While watching Game 3 it became apparent: The Bruins cannot afford for Zdeno Chara or Kevan Miller to take a penalty.
Not in a “you never want to be shorthanded” kind of way. In an “even against a power play as mediocre as the Senators’, if you take one of those guys off the ice and then play down a man, you’re going to give up a goal” kind of way.
And really, that’s what’s happened thus far in the series. The Senators have had 10 power plays over the first round’s three games. Of the eight that have come on penalties to players other than Chara and Miller, they are 2-for-8, good for a 25 percent success rate that is already an improvement on their 23rd-ranked 17 percent mark in the regular season.
Yet when Chara or Miller takes a penalty, it goes way up. The veteran blueliners have taken one penalty apiece thus far, and both have resulted in Ottawa goals (Chara’s Game 2 penalty had expired before Ottawa scored the game-winner, but Dion Phaneuf’s goal came on the same possession 12 seconds later).
On Monday, it was a Miller penalty in the second period that hurt the B’s, with Mike Hoffman scoring 1:44 after Miller was sent off for interference.
Take a look at the Bruins’ roster right now and none of this should come as a surprise. The Bruins’ injuries on defense have left Bruce Cassidy clinging to those two players for dear life. It’s bad enough having only two defenders on whom he can lean; when you take one away the situation becomes even less navigable.
Chara led the Bruins in shorthanded time on ice this season with 3:46 a night. He was one of four regulars to average 2:00 on the PK. Another was Miller, who averaged 2:00 exactly. The other two? Brandon Carlo (2:36) and Adam McQuaid (2:23), both of whom are out with injuries and neither of whom are expected back by Game 4.
So Cassidy has tried his options, yet none of them have been ideal or, for that matter, successful. For Chara’s Game 2 delay of game penalty, Miller killed the entire thing, with Joe Morrow and John-Michael Liles serving as his parters.
Similar thing with Miller’s Game 3 penalty. Cassidy went with Chara for the entire 1:44, starting with Morrow and finishing with Cross.
The Bruins can get away with Chara and Miller anchoring pairings on regular PK shifts, though they shouldn’t bank on it. Yet it’s clear that when one of those guys goes off, Cassidy feels he doesn’t have much of a choice. He’s probably right.
So what’s the solution? It’s not to have two of your most important players begin playing passive out of fear of taking a penalty. The ideal fix would be to get certain guys back; Colin Miller returning would not solve the PK issue.
That leaves them with this: Find another guy to add to the rotation. Tony Amonte suggested Charlie McAvoy on Monday, noting that the 19-year-old righty has killed penalties at every level to this point. I wonder about that given that he didn’t do much with Zack Smith in front of the net in the seconds leading up to Chris Wideman’s even-strength goal in the third period of Game 2.

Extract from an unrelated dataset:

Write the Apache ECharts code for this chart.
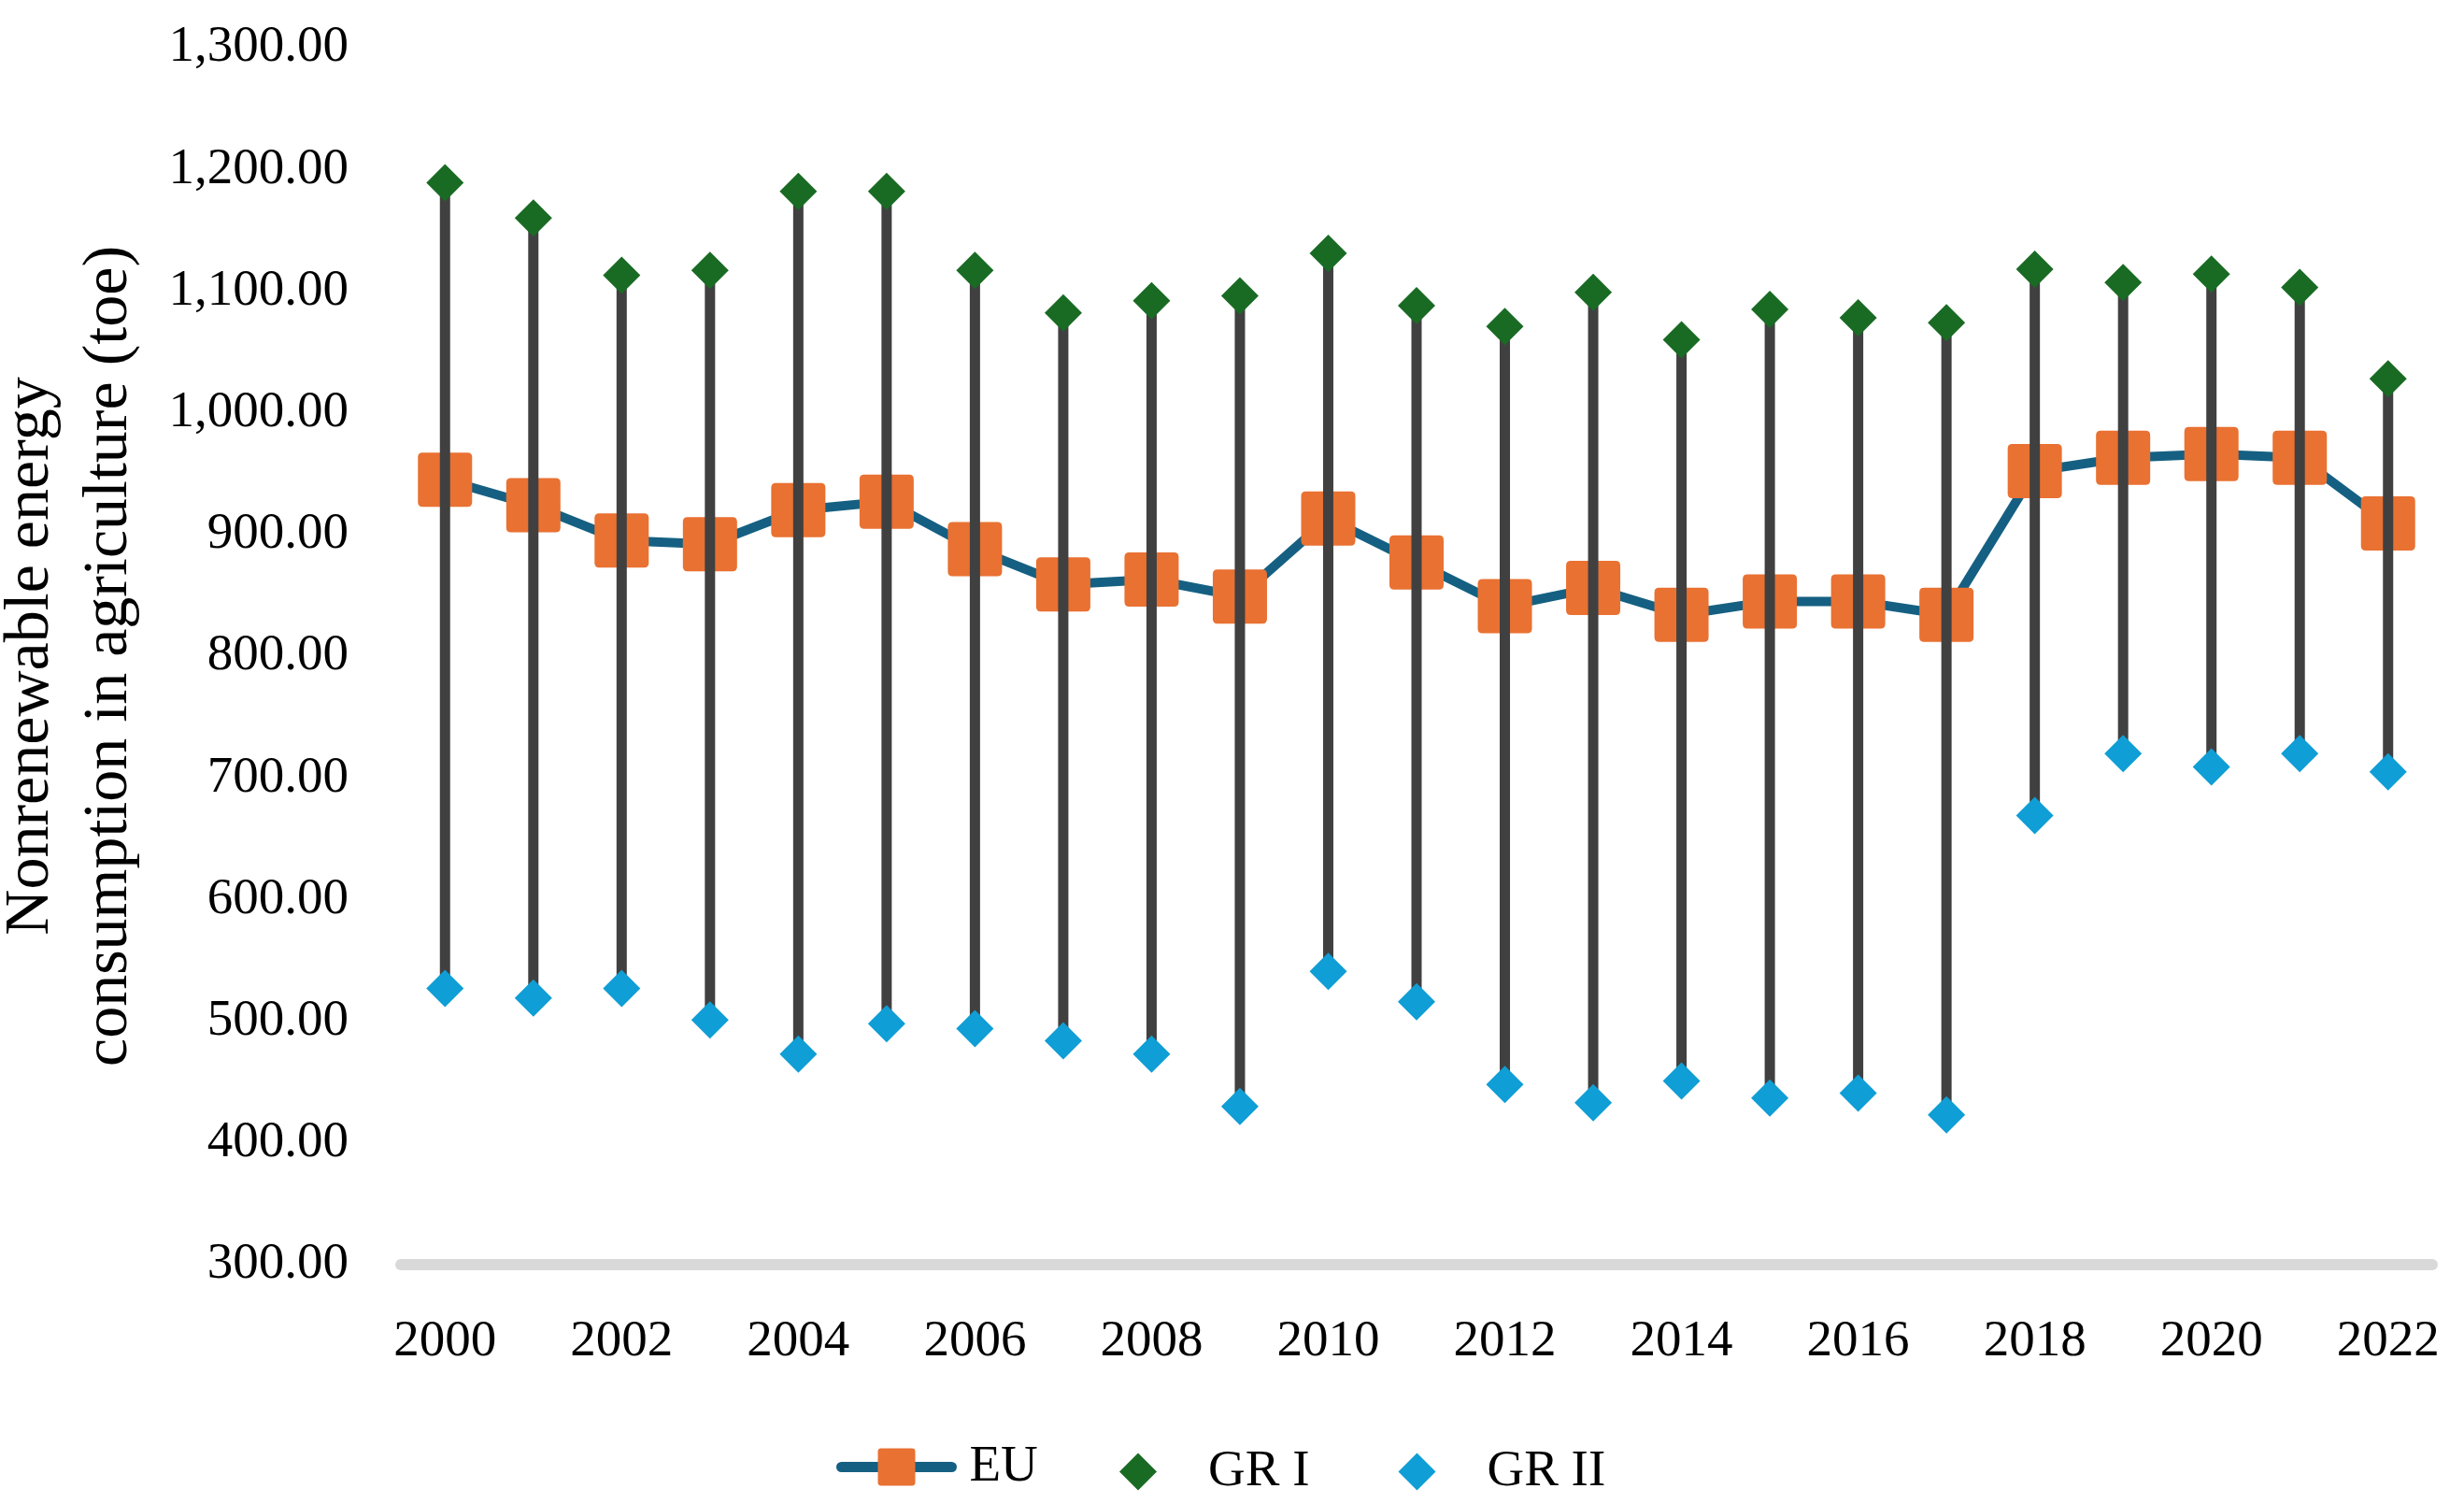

Yet it might be worth a shot. Morrow and Cross have been OK for the situations in which they’ve been put, yet they’re only being trusted out there on the PK if they’re with an overly depended upon (and thus overworked at points) Chara or Miller.
Special teams figured to be important in this series, yet when we discussed them last week, we only harped on the Bruins scoring power play goals to make up for any 1-3-1 even-strength challenges.
Then again, no one was counting on the slew of injuries that has befallen the Bruins. They’ve meant a series win would be even more impressive, but they’ve hurt the team in even-strength, the power play and, especially, the penalty kill.